Although most people immediately assume that divorce has to be stressful and full of arguments over property and asset division, that isn’t always the case. In fact, there are many different forms of divorce that you and your spouse can use to separate from one another. In this blog, we talk about some of these forms of divorce to help you decide which one is right for your situation.

No-Fault Divorce

Not too long ago, the burden fell on the spouse who wanted the divorce to prove wrongdoing by the other party to justify the divorce. Common reasons used to justify divorce included adultery, extreme cruelty, abandonment, and domestic abuse. Although most states have done away with proving fault and switched to a no-fault approach that acknowledges both parties have contributed to the breakdown of the marriage, three states still have laws that require fault to be proven – Arizona, Arkansas, and Louisiana. Some states also provide the “fault” option along with the no-fault one. No-fault divorces are standard practice for couples who don’t expect a lot of disputes about matters like separating assets.

Contested Divorce

This kind of divorce is the conventional “heated” divorce that you often see on TV and in movies. It generally involves both spouses hiring separate attorneys and taking contentious issues to court for a judge to make a ruling.

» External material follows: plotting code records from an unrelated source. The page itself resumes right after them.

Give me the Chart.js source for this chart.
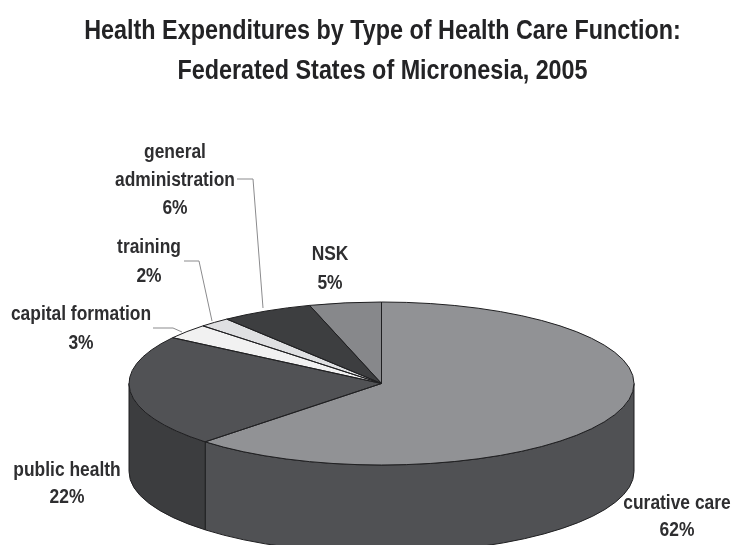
<!DOCTYPE html>
<html>
<head>
<meta charset="utf-8">
<title>Health Expenditures</title>
<script src="https://cdn.jsdelivr.net/npm/chart.js@4/dist/chart.umd.min.js"></script>
<style>
    html, body { margin: 0; padding: 0; background: #fff; overflow: hidden; }
    canvas { display: block; }
</style>
</head>
<body>
<canvas id="pie-plot" width="734" height="545"></canvas>
<script>
const titleLines = ['Health Expenditures by Type of Health Care Function:', 'Federated States of Micronesia, 2005'];
const categories = ['curative care', 'public health', 'capital formation', 'training', 'general administration', 'NSK'];
const shares = [62.3, 22.2, 3, 2, 5.9, 4.6];

const topColors = ['#919295', '#515255', '#f1f1f1', '#dfe0e2', '#3d3e40', '#87888b'];
const sideColors = ['#505154', '#3c3d3f', '#3c3d3f', '#3c3d3f', '#3c3d3f', '#3c3d3f'];

// where the flattened pie sits on the page
const pie = { x: 381.5, y: 383.5, rx: 252.5, ry: 81.5, depth: 88 };

const labelFont = 'bold 20px "Liberation Sans", sans-serif';
const titleFont = 'bold 27px "Liberation Sans", sans-serif';
const labelSpots = [
    { x: 677, y: 503, gap: 27, lines: ['curative care'] },
    { x: 67, y: 470, gap: 27, lines: ['public health'] },
    { x: 81, y: 314, gap: 29, lines: ['capital formation'] },
    { x: 149, y: 247, gap: 29, lines: ['training'] },
    { x: 175, y: 152, gap: 28, lines: ['general', 'administration'] },
    { x: 330, y: 254, gap: 29, lines: ['NSK'] }
];
const leaders = [
    [[153, 328], [173, 328], [182, 332]],
    [[184, 261], [199, 261], [212, 321]],
    [[237, 179], [253, 179], [263, 308]]
];

// no narrow font is installed, so the text gets squeezed sideways
function narrowText(ctx, text, x, y, squeeze) {
    ctx.save();
    ctx.translate(x, y);
    ctx.scale(squeeze, 1);
    ctx.fillText(text, 0, 0);
    ctx.restore();
}

const pie3d = {
    id: 'pie3d',
    beforeDatasetsDraw(chart) {
        const ctx = chart.ctx;
        const arcs = chart.getDatasetMeta(0).data;
        ctx.save();
        ctx.strokeStyle = '#1f1f21';
        ctx.lineWidth = 1;
        arcs.forEach((arc, i) => {
            const from = Math.max(arc.startAngle, 0);
            const to = Math.min(arc.endAngle, Math.PI);
            if (to <= from) {
                return;
            }
            ctx.beginPath();
            ctx.ellipse(pie.x, pie.y, pie.rx, pie.ry, 0, from, to);
            ctx.ellipse(pie.x, pie.y + pie.depth, pie.rx, pie.ry, 0, to, from, true);
            ctx.closePath();
            ctx.fillStyle = sideColors[i];
            ctx.fill();
            ctx.stroke();
        });
        ctx.restore();
    },
    beforeDatasetDraw(chart) {
        const arc = chart.getDatasetMeta(0).data[0];
        const ctx = chart.ctx;
        ctx.save();
        ctx.translate(pie.x, pie.y);
        ctx.scale(pie.rx / arc.outerRadius, pie.ry / arc.outerRadius);
        ctx.translate(-arc.x, -arc.y);
    },
    afterDatasetDraw(chart) {
        const ctx = chart.ctx;
        ctx.restore();
        // outlines are stroked here so the squash does not thin them out
        ctx.save();
        ctx.strokeStyle = '#1f1f21';
        ctx.lineWidth = 1;
        ctx.lineJoin = 'round';
        chart.getDatasetMeta(0).data.forEach(arc => {
            ctx.beginPath();
            ctx.moveTo(pie.x, pie.y);
            ctx.ellipse(pie.x, pie.y, pie.rx, pie.ry, 0, arc.startAngle, arc.endAngle);
            ctx.closePath();
            ctx.stroke();
        });
        ctx.restore();
    },
    afterDraw(chart) {
        const ctx = chart.ctx;
        ctx.save();
        ctx.strokeStyle = '#8b8b8d';
        ctx.lineWidth = 1;
        for (const line of leaders) {
            ctx.beginPath();
            line.forEach((p, i) => i ? ctx.lineTo(p[0], p[1]) : ctx.moveTo(p[0], p[1]));
            ctx.stroke();
        }
        ctx.textAlign = 'center';
        ctx.textBaseline = 'middle';
        ctx.font = titleFont;
        ctx.fillStyle = '#232325';
        narrowText(ctx, titleLines[0], 382.5, 32, 0.865);
        narrowText(ctx, titleLines[1], 382.5, 72, 0.865);
        ctx.font = labelFont;
        ctx.fillStyle = '#2e2e30';
        labelSpots.forEach((spot, i) => {
            const rows = spot.lines.concat(Math.round(shares[i]) + '%');
            rows.forEach((row, r) => narrowText(ctx, row, spot.x, spot.y + r * spot.gap, 0.87));
        });
        ctx.restore();
    }
};

new Chart(document.getElementById('pie-plot').getContext('2d'), {
    type: 'pie',
    data: {
        labels: categories,
        datasets: [{
            data: shares,
            backgroundColor: topColors,
            borderWidth: 0,
            clip: false
        }]
    },
    options: {
        responsive: false,
        animation: false,
        events: [],
        plugins: {
            legend: { display: false },
            tooltip: { enabled: false }
        }
    },
    plugins: [pie3d]
});
</script>
</body>
</html>
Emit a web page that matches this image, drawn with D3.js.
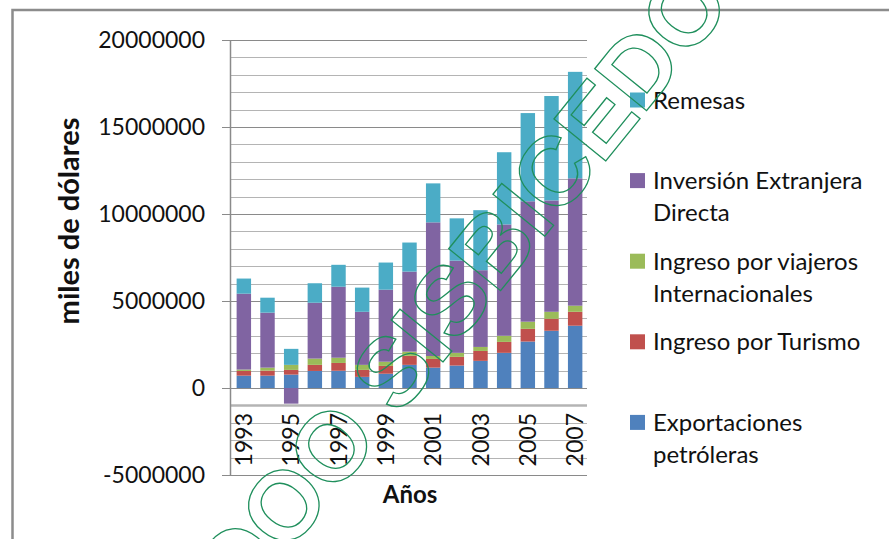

The formal process of a contested divorce typically involves hearings, settlement negotiations, and even a trial in some situations. A contested divorce might be required if both spouses have a high net worth, considerable assets, and other financial liabilities that might be at stake during the proceedings.

Abandonment Divorce

A spouse can have the grounds to divorce if the other spouse suddenly leaves the marriage. This is known as an abandonment divorce. Abandonment occurs when one spouse leaves the other without consent. Similar to adultery, proving that your spouse has deserted you requires you to establish that they left for more than a year, you failed to agree about the departure, your spouse failed to pay support, and the departure was not caused by you.